I guess this was the moment at which I surrendered – five minutes in his company and I was totally charmed. He has charm the way people have perfect pitch – something he can rely on, deploy whenever he needs. There is a telling anecdote in his book about how he was getting on a plane with his wife and four children, and they had been put in separate rows, so he decided to ask his neighbours to swap places. Instead of asking the stewardess to fix it, ‘I decided to trust my own powers of charm.’ But for once his charm didn’t work – the man simply snarled – and Boris was shocked to the core. ‘I quivered,’ he recalls, ‘like a puppy unexpectedly kicked.’ What is remarkable about this incident is that it shows how rarely Johnson has known his charm to fail. Most of us, I imagine, would put our chances of getting people to change places on planes at less than evens (or less than zero in my case), but he has led, literally, a charmed life.

We know the charm is a put-on. A former Spectator cartoonist, Martin Rowson, says he once begged Johnson to drop “the PG Wodehouse bollocks” and answer some serious questions, and Johnson coldly replied “I think you’ll find what you term ‘the PG Wodehouse bollocks’ has served me very well thus far!”, leading Rowson to the (somewhat extreme) conclusion that Johnson was “a ruthlessly hollow narcissistic psychopath.” This is consistent with other accounts of Johnson’s sudden switches from warm and appealing to venomous and cruel.

In fact, while Boris Johnson is often called a British Donald Trump, a more appropriate comparison might be Bill Clinton. Trump is not “charming,” and does not use selective self-deprecation and oily ingratiation. Clinton and Johnson are both known for making people adore them and then ruthlessly betraying them. Donald Trump gets people to fear him, but Boris Johnson (in Bertie Wooster mode) gets people to like him. He makes them laugh. He appeared on comedy panel shows. He is “fun.” I remember reading one political commentator noting that Boris Johnson makes people feel good, leaves them with a smile on their face. That can be powerful.

 The trouble is that in bleak times, a person who can make you smile is at an advantage. We could desperately use a good laugh. Who wants to be reminded about climate change and poverty? Boris offers a warm nostalgic vision of Britain—he kept the red double-decker bus, he promised to build a Garden Bridge over the Thames. Of course, it’s all a lie, because Boris Johnson isn’t Bertie Wooster and the British Empire was not a gentle and humane place. But if you want to stave off having to confront a depressing reality, Boris promises to govern with relentless sunny good cheer, comic ineptitude, and self-effacing wit. “Fuck it, at least it’s entertaining,” a disillusioned individual may think. Let’s watch Boris goof off while the world burns.

*    *    *    *

Here is the main reason I like Jeremy Corbyn so much: He is a morally serious person. He understands what politics is about. He has seen who its victims are. Consider what Corbyn said in the lead up to the Iraq War: It would “set off a spiral of conflict, of hate, of misery, of desperation, that will fuel the wars, the terrorism, the depression, and the misery of future generations.” Prescient! Consider the Labour Manifesto and its clear vision for greener, more equal Britain. Corbyn does not appear to be an unprincipled monster, but a person genuinely concerned about what happens to people who are not himself. He understands what a war is, and what it does to people. He understands that colonialism is not just a term of abstraction, but a very real and violent process. 
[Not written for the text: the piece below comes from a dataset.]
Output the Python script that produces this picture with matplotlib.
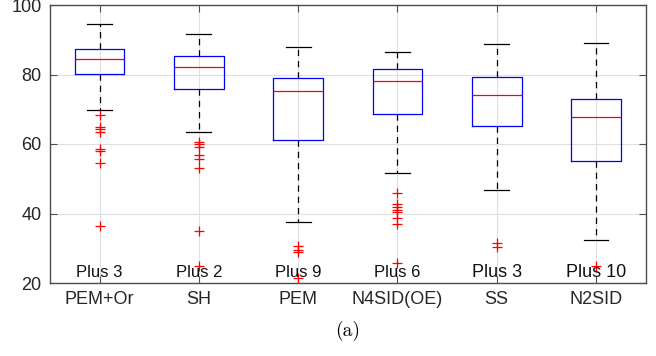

But he’s also not very funny. He’s not nearly as “charming.” But this is, in part, because he is not a moral lightweight. The British people currently face a choice: Do they want somebody who doesn’t give a shit about them, who had never once showed true moral courage, whose persona is a lie designed to trick them into forgiving his cruelty, who is proudly ignorant and deceitful and treats everyone around him like absolute trash? Or do they want somebody who, while human and flawed, has spent his entire career tirelessly working for the improvement of working people’s lives? To be honest, I find it hard to understand how there is a single person in Britain who could look at Boris Johnson’s history of sociopathic self-advancement, look at Jeremy Corbyn’s career of anti-war, anti-apartheid, pro-labor activism, and decide that they want to live Johnson’s lie with him. 

Asked if he had any convictions, Boris Johnson once replied: “Only one. For speeding.” Ha ha. But no, seriously, does he? Johnson has spent a career showing that if you’re a certain class of man, you can get away with absolutely anything. People won’t just forgive you. They’ll think your flaws are part of your appeal.    

I know this in part because I’ve been this kind of man, a privileged bumbler who survives on self-deprecating charm. But it’s because I recognize the injustice of a world where some people’s fumbling makes people like them, while for other people laziness or ineptitude would lead to their deaths. I try every day to commit myself to treating the important things with the moral gravity they deserve. We can joke around, and I do, but at the end of the day, a lot of this isn’t very fucking funny. Let us have a comic novel about a man like Boris Johnson governing a country. But in the real world, let us have someone who has shown some hint that he understands people’s real world problems and cares about fixing them.

I am tired of men like Boris Johnson failing upward and being given more and more power despite never doing a single thing to deserve it. I am tired of reading about how scandals seem to “roll right off them” and watching clearly psychopathic behavior being treated as signs of rakish wiliness. I am tired of there being so little justice in the world and I hope Britain seizes the opportunity it has to finally wipe the smirk from Boris Johnson’s face and create a government that acts for the many and not the few.